_Source data_.
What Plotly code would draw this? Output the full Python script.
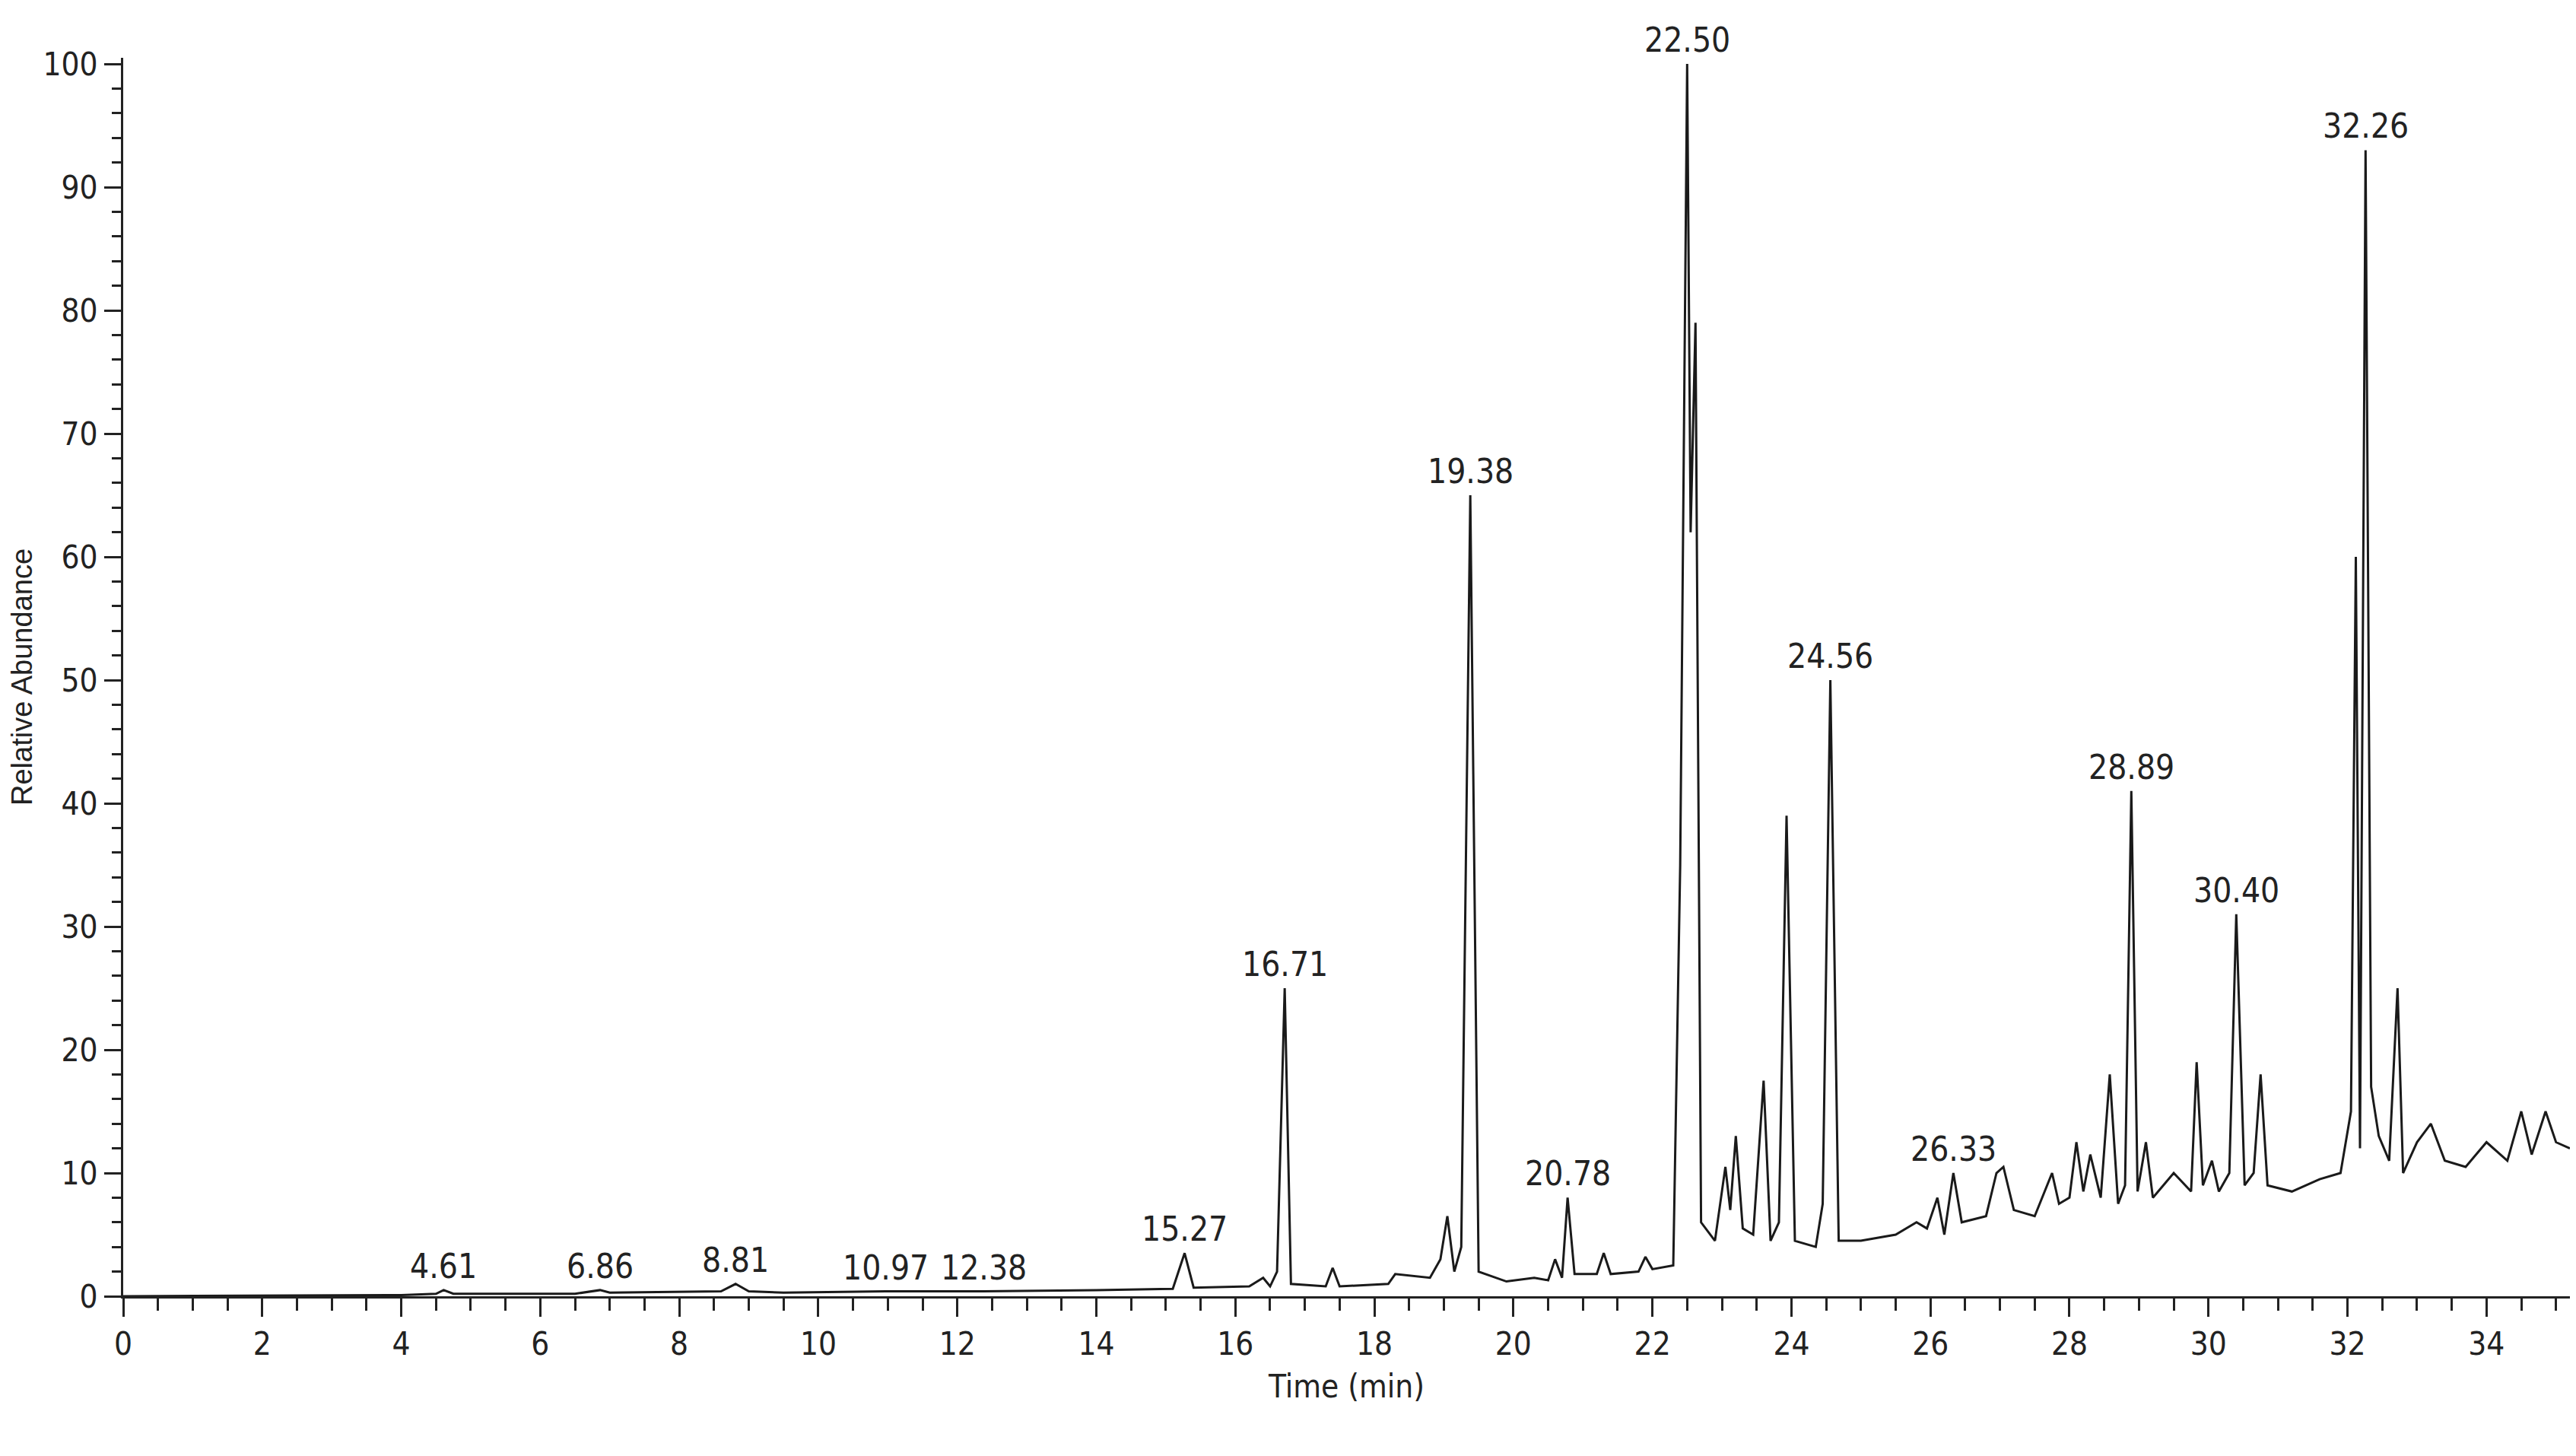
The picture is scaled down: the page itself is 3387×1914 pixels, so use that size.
import plotly.graph_objects as go

# chromatogram trace vertices (time in min, relative abundance)
time = [0.0, 4.0, 4.5, 4.61, 4.75, 6.5, 6.86, 7.0, 8.6, 8.81, 9.0, 9.5, 10.97, 12.38, 14.0, 15.1,
        15.27, 15.4, 16.2, 16.4, 16.5, 16.6, 16.71, 16.8, 17.3, 17.4, 17.5, 18.2, 18.3, 18.8,
        18.95, 19.05, 19.15, 19.25, 19.38, 19.5, 19.9, 20.3, 20.5, 20.6, 20.7, 20.78, 20.88,
        21.2, 21.3, 21.4, 21.8, 21.9, 22.0, 22.3, 22.40, 22.50, 22.55, 22.62, 22.70, 22.9,
        23.05, 23.12, 23.20, 23.30, 23.45, 23.60, 23.70, 23.82, 23.93, 24.05, 24.35, 24.45,
        24.56, 24.68, 25.0, 25.5, 25.8, 25.95, 26.1, 26.2, 26.33, 26.45, 26.8, 26.95, 27.05,
        27.2, 27.5, 27.75, 27.85, 28.0, 28.1, 28.2, 28.3, 28.45, 28.58, 28.7, 28.8, 28.89,
        28.98, 29.1, 29.2, 29.5, 29.75, 29.83, 29.92, 30.05, 30.15, 30.3, 30.40, 30.52,
        30.65, 30.75, 30.85, 31.2, 31.6, 31.9, 32.05, 32.12, 32.18, 32.26, 32.34, 32.45,
        32.6, 32.72, 32.8, 33.0, 33.2, 33.4, 33.7, 34.0, 34.3, 34.5, 34.65, 34.85, 35.0, 35.2]
abundance = [0.0, 0.1, 0.2, 0.5, 0.2, 0.2, 0.5, 0.3, 0.4, 1.0, 0.4, 0.3, 0.4, 0.4, 0.5, 0.6,
             3.5, 0.7, 0.8, 1.5, 0.8, 2.0, 25.0, 1.0, 0.8, 2.3, 0.8, 1.0, 1.8, 1.5,
             3.0, 6.5, 2.0, 4.0, 65.0, 2.0, 1.2, 1.5, 1.3, 3.0, 1.5, 8.0, 1.8,
             1.8, 3.5, 1.8, 2.0, 3.2, 2.2, 2.5, 35.0, 100.0, 62.0, 79.0, 6.0, 4.5,
             10.5, 7.0, 13.0, 5.5, 5.0, 17.5, 4.5, 6.0, 39.0, 4.5, 4.0, 7.5,
             50.0, 4.5, 4.5, 5.0, 6.0, 5.5, 8.0, 5.0, 10.0, 6.0, 6.5, 10.0, 10.5,
             7.0, 6.5, 10.0, 7.5, 8.0, 12.5, 8.5, 11.5, 8.0, 18.0, 7.5, 9.0, 41.0,
             8.5, 12.5, 8.0, 10.0, 8.5, 19.0, 9.0, 11.0, 8.5, 10.0, 31.0, 9.0,
             10.0, 18.0, 9.0, 8.5, 9.5, 10.0, 15.0, 60.0, 12.0, 93.0, 17.0, 13.0,
             11.0, 25.0, 10.0, 12.5, 14.0, 11.0, 10.5, 12.5, 11.0, 15.0, 11.5, 15.0, 12.5, 12.0]

peak_times = [4.61, 6.86, 8.81, 10.97, 12.38, 15.27, 16.71, 19.38, 20.78, 22.50, 24.56,
              26.33, 28.89, 30.40, 32.26]
peak_heights = [0.5, 0.5, 1.0, 0.4, 0.4, 3.5, 25.0, 65.0, 8.0, 100.0, 50.0, 10.0, 41.0, 31.0, 93.0]

FONT = "DejaVu Sans Condensed, Liberation Sans Narrow, sans-serif"

fig = go.Figure()
fig.add_trace(go.Scatter(x=time, y=abundance, mode="lines",
                         line=dict(color="#1a1a1a", width=3), hoverinfo="x+y"))

for t, h in zip(peak_times, peak_heights):
    fig.add_annotation(x=t, y=h, text=f"{t:.2f}", showarrow=False, yanchor="bottom",
                       yshift=4, font=dict(family=FONT, size=44, color="#222222"))

fig.update_layout(
    width=3387, height=1914,
    margin=dict(l=138, r=16, t=68, b=218),
    plot_bgcolor="white", paper_bgcolor="white",
    showlegend=False,
    font=dict(family=FONT, size=42, color="#222222"),
    xaxis=dict(range=[0, 35.2], tickmode="linear", tick0=0, dtick=2,
               ticks="outside", ticklen=24, tickwidth=2.5, tickcolor="#222222",
               minor=dict(dtick=0.5, ticks="outside", ticklen=16, tickwidth=2.5, tickcolor="#222222"),
               showline=True, linecolor="#222222", linewidth=3, showgrid=False, zeroline=False,
               title=dict(text="Time (min)", font=dict(size=42), standoff=18)),
    yaxis=dict(range=[0, 100.5], tickmode="linear", tick0=0, dtick=10,
               ticks="outside", ticklen=22, tickwidth=2.5, tickcolor="#222222",
               minor=dict(dtick=2, ticks="outside", ticklen=12, tickwidth=2.5, tickcolor="#222222"),
               showline=True, linecolor="#222222", linewidth=3, showgrid=False, zeroline=False,
               title=dict(text="Relative Abundance", font=dict(family="Liberation Sans, Arial", size=38),
                          standoff=10)),
)

fig.write_html("out.html")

_Direction_. Everything from the first line of the listing above through the line that contains "import plotly.graph_objects as go" is to be restated word for word, minus the pictures.

_Written answer_.
What Plotly code would draw this? Output the full Python script.
The picture is scaled down: the page itself is 3387×1914 pixels, so use that size.
import plotly.graph_objects as go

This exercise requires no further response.